In the May 2006 issue of Ministry Magazine, Daniel Block of Wheaton College talks about why we should continue to preach Old Testament law to New Testament Christians. He begins by talking about why such preaching is increasingly rare, citing five myths about OT law:

“First, the ritualistic myth that OT law is preoccupied with boring ritualistic trivia declared to be obsolete with Christ’s final sacrifice on the cross. Second, the historical myth that OT law concerns the times and cultural context of nations so far removed from our own that…what it has to say about the human condition is hopelessly out of date. Third, the ethical myth that the OT Law reflects a standard of ethics that is rejected as grossly inferior to the law of love announced by Jesus and the high stock placed on tolerance in our enlightened age.

“Fourth, the literary myth that the OT laws are written in literary forms that are so different from modern literature that we cannot understand them. Fifth, the theological myth that OT law presents a view of God that is utterly objectionable to modern sensitivities.
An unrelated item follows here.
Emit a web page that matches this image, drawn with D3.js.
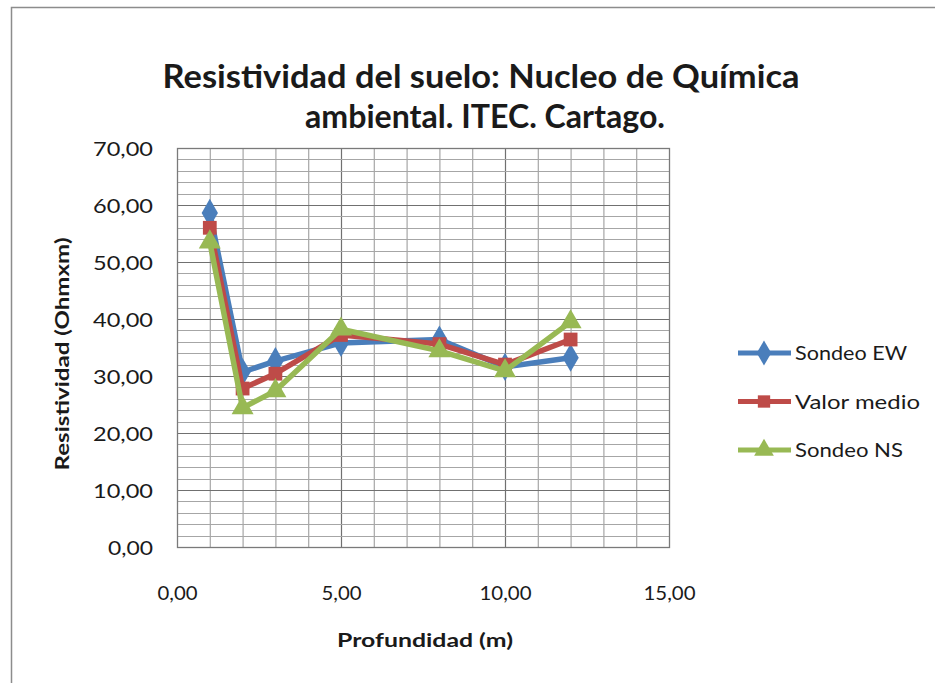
<!DOCTYPE html>
<html>
<head>
<meta charset="utf-8">
<script src="https://cdn.jsdelivr.net/npm/d3@7"></script>
<style>
  html, body { margin: 0; padding: 0; background: #fff; }
  svg { display: block; font-family: Lato, "Open Sans", sans-serif; }
</style>
</head>
<body>
<svg id="chart" width="935" height="683"></svg>
<script>
// Profundidad de cada sondeo (m)
const depths = [1, 2, 3, 5, 8, 10, 12];
// Resistividad medida (Ohm·m)
const sondeoEW   = [58.6, 30.7, 32.6, 35.8, 36.4, 31.6, 33.2];
const valorMedio = [56.0, 27.8, 30.4, 37.2, 35.6, 32.0, 36.4];
const sondeoNS   = [53.5, 24.4, 27.4, 38.2, 34.4, 30.9, 39.5];
const seriesNames = ["Sondeo EW", "Valor medio", "Sondeo NS"];
const xTicks = [0, 5, 10, 15];
const yTicks = [0, 10, 20, 30, 40, 50, 60, 70];
const titleLines = ["Resistividad del suelo: Nucleo de Química", "ambiental. ITEC. Cartago."];
const xTitle = "Profundidad (m)";
const yTitle = "Resistividad  (Ohmxm)";

const colors = ["#4A7EBB", "#BE4B48", "#98B954"];
const markers = [d3.symbolDiamond, d3.symbolSquare, d3.symbolTriangle];
const markerSizes = [230, 190, 210];

const es = d3.formatLocale({ decimal: ",", thousands: ".", grouping: [3], currency: ["", " €"] });
const fmt = es.format(".2f");

const svg = d3.select("#chart");

// outer frame of the chart object
svg.append("path")
  .attr("d", "M11.5,690 L11.5,7.5 L940,7.5")
  .attr("fill", "none").attr("stroke", "#8c8c8c").attr("stroke-width", 1.5);

const plot = { left: 177, right: 669, top: 148, bottom: 547 };
const x = d3.scaleLinear().domain([0, 15]).range([plot.left, plot.right]);
const y = d3.scaleLinear().domain([0, 70]).range([plot.bottom, plot.top]);

// grid: minor every 1 m / 2 Ohm·m, major at the tick values
const g = svg.append("g");
g.selectAll("line.vminor").data(d3.range(1, 15)).join("line")
  .attr("x1", d => x(d) + 0.5).attr("x2", d => x(d) + 0.5)
  .attr("y1", plot.top).attr("y2", plot.bottom)
  .attr("stroke", d => d % 5 === 0 ? "#707070" : "#a6a6a6").attr("stroke-width", 1.2);
g.selectAll("line.hminor").data(d3.range(2, 70, 2)).join("line")
  .attr("y1", d => Math.round(y(d)) + 0.5).attr("y2", d => Math.round(y(d)) + 0.5)
  .attr("x1", plot.left).attr("x2", plot.right)
  .attr("stroke", d => d % 10 === 0 ? "#707070" : "#a6a6a6").attr("stroke-width", 1.2);
g.append("rect")
  .attr("x", plot.left + 0.5).attr("y", plot.top + 0.5)
  .attr("width", plot.right - plot.left).attr("height", plot.bottom - plot.top)
  .attr("fill", "none").attr("stroke", "#7a7a7a").attr("stroke-width", 1.3);

// axis labels via d3 axes (no domain/tick lines, only text)
const yAxis = svg.append("g").attr("transform", `translate(${plot.left},0)`)
  .call(d3.axisLeft(y).tickValues(yTicks).tickFormat(fmt).tickSize(0).tickPadding(24));
const xAxis = svg.append("g").attr("transform", `translate(0,${plot.bottom})`)
  .call(d3.axisBottom(x).tickValues(xTicks).tickFormat(fmt).tickSize(0).tickPadding(46));
[yAxis, xAxis].forEach(a => {
  a.select(".domain").remove();
  a.selectAll("text").attr("font-family", "Lato, sans-serif")
    .attr("font-size", 20).attr("fill", "#1a1a1a");
});
yAxis.selectAll("text").attr("dy", "0.36em")
  .attr("textLength", d => d >= 10 ? 60 : 45).attr("lengthAdjust", "spacingAndGlyphs");
xAxis.selectAll("text").attr("dy", "0.36em")
  .attr("textLength", d => d >= 10 ? 52 : 40).attr("lengthAdjust", "spacingAndGlyphs");

// series
const seriesData = [sondeoEW, valorMedio, sondeoNS].map((vals, i) => ({
  name: seriesNames[i], color: colors[i], marker: markers[i], size: markerSizes[i],
  points: depths.map((d, j) => ({ x: d, y: vals[j] }))
}));
const line = d3.line().x(d => x(d.x)).y(d => y(d.y));
const sg = svg.append("g").selectAll("g").data(seriesData).join("g");
sg.append("path")
  .attr("d", s => line(s.points))
  .attr("fill", "none").attr("stroke", s => s.color)
  .attr("stroke-width", 5.5).attr("stroke-linejoin", "round");
sg.each(function (s) {
  d3.select(this).selectAll("path.m").data(s.points).join("path")
    .attr("class", "m")
    .attr("transform", d => `translate(${x(d.x)},${y(d.y)})`)
    .attr("d", d3.symbol().type(s.marker).size(s.size))
    .attr("fill", s.color);
});

// legend
const lg = svg.append("g").selectAll("g").data(seriesData).join("g")
  .attr("transform", (d, i) => `translate(0,${353 + i * 48.5})`);
lg.append("line").attr("x1", 738).attr("x2", 791).attr("y1", 0).attr("y2", 0)
  .attr("stroke", d => d.color).attr("stroke-width", 5);
lg.append("path").attr("transform", "translate(764,0)")
  .attr("d", d => d3.symbol().type(d.marker).size(d.size * 0.8)())
  .attr("fill", d => d.color);
lg.append("text").attr("x", 795).attr("y", 0).attr("dy", "0.36em")
  .attr("font-size", 20).attr("fill", "#1a1a1a")
  .attr("textLength", (d, i) => [112, 125, 108][i]).attr("lengthAdjust", "spacingAndGlyphs")
  .text(d => d.name);

// titles
svg.selectAll("text.title").data(titleLines).join("text")
  .attr("class", "title")
  .attr("x", (d, i) => [481, 485][i]).attr("y", (d, i) => [88, 128][i])
  .attr("text-anchor", "middle").attr("font-size", 32).attr("font-weight", "bold")
  .attr("fill", "#1a1a1a")
  .attr("textLength", (d, i) => [637, 360][i]).attr("lengthAdjust", "spacingAndGlyphs")
  .text(d => d);

svg.append("text").attr("x", 425).attr("y", 647).attr("text-anchor", "middle")
  .attr("font-size", 19).attr("font-weight", "bold").attr("fill", "#1a1a1a")
  .attr("textLength", 176).attr("lengthAdjust", "spacingAndGlyphs")
  .text(xTitle);
svg.append("text").attr("transform", "translate(69,354) rotate(-90)")
  .attr("text-anchor", "middle")
  .attr("font-size", 19).attr("font-weight", "bold").attr("fill", "#1a1a1a")
  .attr("textLength", 233).attr("lengthAdjust", "spacingAndGlyphs")
  .text(yTitle);
</script>
</body>
</html>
So long as these myth conceptions determine the disposition of preachers and pastors toward OT law, there is little hope they will pay much attention to those parts of the OT that we refer to as Israel’s constitutional literature…

“But how Christians can tolerate this anti-law stance remains a mystery to me, especially in the light of Jesus’ own statements that He came not to abolish the law but to fulfill it, and His own declarations of its permanent validity (Matthew 5:17-20); in the light of His declaration that love for Him is demonstrated first and foremost by keeping His commandments (John 14:15; John 15:10); and Paul’s assertion that ‘it is not the hearers of the law who are righteous before God, but the doers of the law who will be justified’ (Romans 1:13).”